Someone pointed out recently that there’s a significant aspect of gamification to her fandom, and yeah, I see it. Everything from Eye Theory to the clock covers for the Midnights vinyl to her well-known fondness for Easter eggs speaks to this, and I think this is deliberate, but not quite for the purely capitalist reasons people think. I think it’s as much of a game for Taylor as it is for her fans.
And while she’s unquestionably one of the smartest people in the music business (same league as, who, Rihanna? Dylan? Donald Fagen? Weird Al?), she also seems very selective about what she applies those smarts to. She’s rumored to be quite shy away from the public. She’s also known to be a people pleaser, and that’s something that sometimes leads people to make less than great decisions about when to speak up about something. This is the personal aspect for me, because I can be the same way — as a confirmed spoonie of the emotionally underendowed type, I’ve definitely had too many moments where I should have spoken up but didn’t.

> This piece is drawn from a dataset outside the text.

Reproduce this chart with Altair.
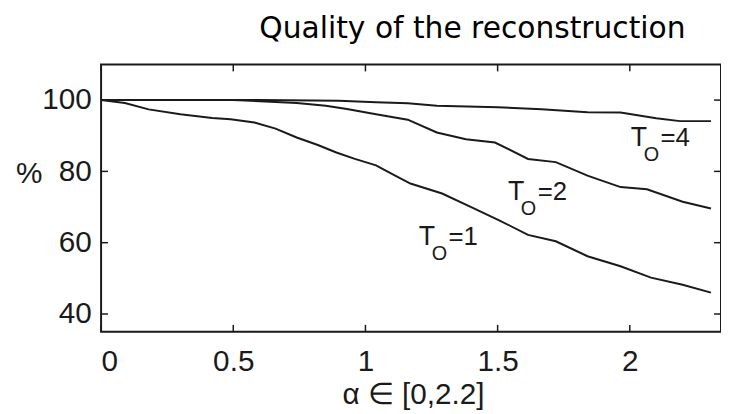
import altair as alt
import pandas as pd

# ---- data ----
t1_alpha = [0.0, 0.09, 0.18, 0.30, 0.42, 0.49, 0.58, 0.66, 0.74, 0.82, 0.89, 0.96, 1.04,
            1.10, 1.17, 1.29, 1.40, 1.50, 1.615, 1.72, 1.84, 1.965, 2.08, 2.20, 2.307]
t1_pct = [100, 99.2, 97.4, 96.0, 95.0, 94.6, 93.7, 92.0, 89.5, 87.4, 85.3, 83.5, 81.7,
          79.3, 76.6, 73.8, 70.0, 66.5, 62.2, 60.4, 56.2, 53.4, 50.2, 48.2, 46.0]

t2_alpha = [0.0, 0.50, 0.60, 0.74, 0.85, 0.93, 1.04, 1.16, 1.27, 1.38, 1.49, 1.615, 1.72,
            1.84, 1.965, 2.065, 2.20, 2.307]
t2_pct = [100, 100, 99.7, 99.2, 98.4, 97.5, 96.0, 94.5, 90.9, 89.0, 88.1, 83.5, 82.6,
          78.8, 75.6, 75.0, 71.5, 69.6]

t4_alpha = [0.0, 0.60, 0.90, 1.04, 1.16, 1.27, 1.50, 1.666, 1.84, 1.965, 2.10, 2.19, 2.307]
t4_pct = [100, 100, 99.8, 99.4, 99.1, 98.4, 98.0, 97.4, 96.6, 96.5, 94.9, 94.1, 94.1]

x_ticks = [0, 0.5, 1, 1.5, 2]
y_ticks = [40, 60, 80, 100]

label_num = ["=1", "=2", "=4"]
label_alpha = [1.202, 1.539, 2.004]
label_pct = [59.4, 71.9, 87.2]

title_text = "Quality of the reconstruction"

X_DOMAIN = [0, 2.345]
Y_DOMAIN = [35, 110]
W, H = 626, 270

rows = []
for name, xs, ys in [("1", t1_alpha, t1_pct), ("2", t2_alpha, t2_pct), ("4", t4_alpha, t4_pct)]:
    for a, p in zip(xs, ys):
        rows.append({"series": name, "alpha": a, "pct": p})
lines_df = pd.DataFrame(rows)
xt_df = pd.DataFrame({"alpha": x_ticks})
yt_df = pd.DataFrame({"pct": y_ticks})
lab_df = pd.DataFrame({"alpha": label_alpha, "pct": label_pct, "num": label_num})
title_df = pd.DataFrame({"t": [title_text]})

FONT = "Liberation Sans"
INK = "#1a1a1a"

xscale = alt.Scale(domain=X_DOMAIN, nice=False, zero=False)
yscale = alt.Scale(domain=Y_DOMAIN, nice=False, zero=False)

lines = alt.Chart(lines_df).mark_line(color=INK, strokeWidth=2).encode(
    x=alt.X("alpha:Q", scale=xscale,
            axis=alt.Axis(values=x_ticks, title="α ∈ [0,2.2]", format="~g",
                          labelPadding=39, labelBaseline="alphabetic",
                          titleX=315, titleY=72, titleBaseline="alphabetic",
                          titleFontSize=30)),
    y=alt.Y("pct:Q", scale=yscale,
            axis=alt.Axis(values=y_ticks, title="%", labelPadding=10,
                          labelBaseline="middle", titleAngle=0, titleX=-73, titleY=110,
                          titleBaseline="middle", titleAlign="center", titleFontSize=30)),
    detail="series:N",
)

tick_len = 7
xt_bottom = alt.Chart(xt_df).mark_rule(color=INK, strokeWidth=1.5).encode(
    x=alt.X("alpha:Q", scale=xscale), y=alt.value(H), y2=alt.value(H - tick_len))
xt_top = alt.Chart(xt_df).mark_rule(color=INK, strokeWidth=1.5).encode(
    x=alt.X("alpha:Q", scale=xscale), y=alt.value(0), y2=alt.value(tick_len))
yt_left = alt.Chart(yt_df).mark_rule(color=INK, strokeWidth=1.5).encode(
    y=alt.Y("pct:Q", scale=yscale), x=alt.value(0), x2=alt.value(tick_len))
yt_right = alt.Chart(yt_df).mark_rule(color=INK, strokeWidth=1.5).encode(
    y=alt.Y("pct:Q", scale=yscale), x=alt.value(W), x2=alt.value(W - tick_len))

lab_base = alt.Chart(lab_df).encode(
    x=alt.X("alpha:Q", scale=xscale), y=alt.Y("pct:Q", scale=yscale))
lab_T = lab_base.mark_text(font=FONT, fontSize=27, align="left", baseline="alphabetic",
                           color=INK).encode(text=alt.value("T"))
lab_O = lab_base.mark_text(font=FONT, fontSize=20, align="left", baseline="alphabetic",
                           color=INK, dx=13, dy=15).encode(text=alt.value("O"))
lab_eq = lab_base.mark_text(font=FONT, fontSize=26, align="left", baseline="alphabetic",
                            color=INK, dx=30).encode(text="num:N")

title_mark = alt.Chart(title_df).mark_text(
    font="DejaVu Sans", fontSize=30, align="center", baseline="alphabetic", color="#000"
).encode(text="t:N", x=alt.value(375), y=alt.value(-27))

chart = alt.layer(lines, xt_bottom, xt_top, yt_left, yt_right, lab_T, lab_O, lab_eq,
                  title_mark).properties(
    width=W, height=H,
    autosize=alt.AutoSizeParams(type="none"),
    padding={"left": 94, "top": 55, "right": 0, "bottom": 81},
).configure_view(
    stroke=INK, strokeWidth=2
).configure_axis(
    domain=False, ticks=False, tickSize=0, grid=False,
    labelFont=FONT, labelFontSize=30, labelColor=INK,
    titleFont=FONT, titleFontWeight="normal", titleColor=INK,
)

chart.save("out.html", embed_options={"renderer": "svg", "actions": False})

People run hot and cold about her, especially regarding the recent anti-trans backlash and the Matty Healy situation. (Which can be explained by him being a longtime friend and therefore her being unwilling to confront his shittiness, which is overstated but real.) From where I sit, her sitting out in political matters at the moment can be explained, as someone pointed out, by the real possibility that if she’s too overtly pro-LGBT+ the way she was in the Lover era, that her concerts could become targets for right wing terrorists; I hope this means that she’ll start stepping up after the tour is over and as the 2024 election draws closer, so I’ll give her a pass *for now.*
I’ve operated under the assumption for quite some time that Taylor is likely on the spectrum, capable of masking for public performances but with very limited emotional capital leftover when she turns it off. I think that’s what she was getting at in “Sweet Nothing” when she says
Industry disruptors and soul deconstructors
And smooth-talking hucksters out glad-handing each other
And the voices that implore, "You should be doing more"
To you, I can admit that I'm just too soft for all of it
If she is in fact neurodivergent, something that seems pretty obvious to me as a neurodivergent myself, she’s in the position of being a once-in-a-generation legend who can just about bear the stress but can’t do much more than she already is because she doesn’t have the spoons. We all know where she stands, and given her past track record I suspect she’s probably involved in some amount of low-key activism that we aren’t hearing about. I think we should back off the scrutiny until after the tour is over.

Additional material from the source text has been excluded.